GIVEN PROBLEM: Count the lines below that contain the word "matplotlib", and report only that number.

RECORDED DATA:
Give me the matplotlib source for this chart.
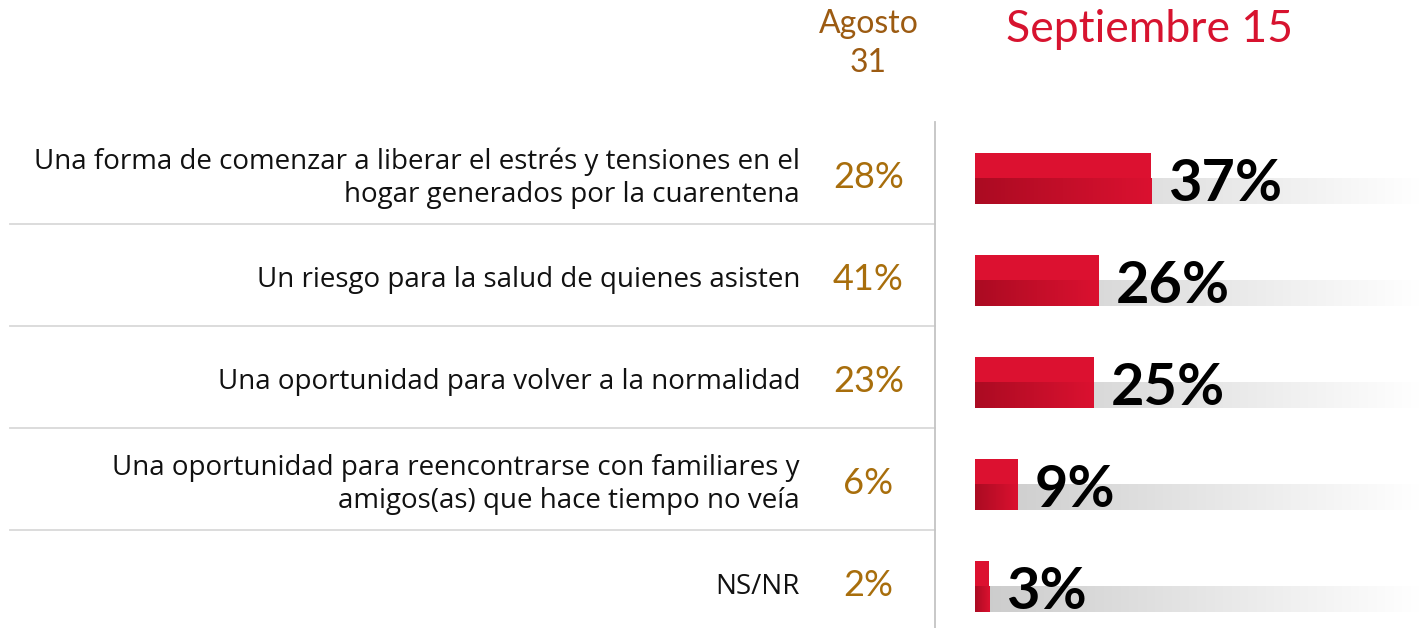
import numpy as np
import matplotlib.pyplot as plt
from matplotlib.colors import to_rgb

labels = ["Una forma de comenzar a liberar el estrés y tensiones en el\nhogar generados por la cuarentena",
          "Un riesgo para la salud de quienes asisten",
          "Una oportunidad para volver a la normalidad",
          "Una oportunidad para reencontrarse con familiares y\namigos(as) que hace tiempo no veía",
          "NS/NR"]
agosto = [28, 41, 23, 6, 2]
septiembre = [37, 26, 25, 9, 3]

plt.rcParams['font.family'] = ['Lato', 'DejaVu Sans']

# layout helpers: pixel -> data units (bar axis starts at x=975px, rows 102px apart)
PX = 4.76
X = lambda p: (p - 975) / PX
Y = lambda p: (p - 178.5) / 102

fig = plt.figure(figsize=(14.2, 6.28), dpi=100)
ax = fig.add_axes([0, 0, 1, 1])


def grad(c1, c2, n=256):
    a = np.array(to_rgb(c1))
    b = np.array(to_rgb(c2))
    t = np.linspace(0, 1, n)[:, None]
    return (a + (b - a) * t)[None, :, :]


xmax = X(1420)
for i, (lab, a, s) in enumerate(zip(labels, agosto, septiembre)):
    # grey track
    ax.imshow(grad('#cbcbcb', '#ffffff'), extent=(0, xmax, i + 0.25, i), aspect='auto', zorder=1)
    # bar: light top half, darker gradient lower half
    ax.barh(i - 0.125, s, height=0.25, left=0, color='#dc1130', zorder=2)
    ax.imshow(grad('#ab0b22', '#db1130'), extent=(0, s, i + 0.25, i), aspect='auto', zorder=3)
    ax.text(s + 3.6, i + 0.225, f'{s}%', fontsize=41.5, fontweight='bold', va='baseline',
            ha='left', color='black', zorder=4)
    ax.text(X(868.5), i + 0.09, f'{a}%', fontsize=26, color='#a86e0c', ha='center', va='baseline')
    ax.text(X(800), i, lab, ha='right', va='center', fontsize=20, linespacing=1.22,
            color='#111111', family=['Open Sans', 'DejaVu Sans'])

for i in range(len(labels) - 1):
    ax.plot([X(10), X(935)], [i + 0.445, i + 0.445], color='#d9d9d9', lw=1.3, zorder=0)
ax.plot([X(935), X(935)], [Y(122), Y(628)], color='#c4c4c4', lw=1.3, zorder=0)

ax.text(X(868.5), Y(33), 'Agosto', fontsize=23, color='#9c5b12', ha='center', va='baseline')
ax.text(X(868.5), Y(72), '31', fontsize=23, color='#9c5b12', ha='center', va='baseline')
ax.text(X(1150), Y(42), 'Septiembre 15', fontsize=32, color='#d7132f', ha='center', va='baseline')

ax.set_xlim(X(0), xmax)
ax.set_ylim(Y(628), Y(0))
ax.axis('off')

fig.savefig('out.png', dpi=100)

FULL SOLUTION: 3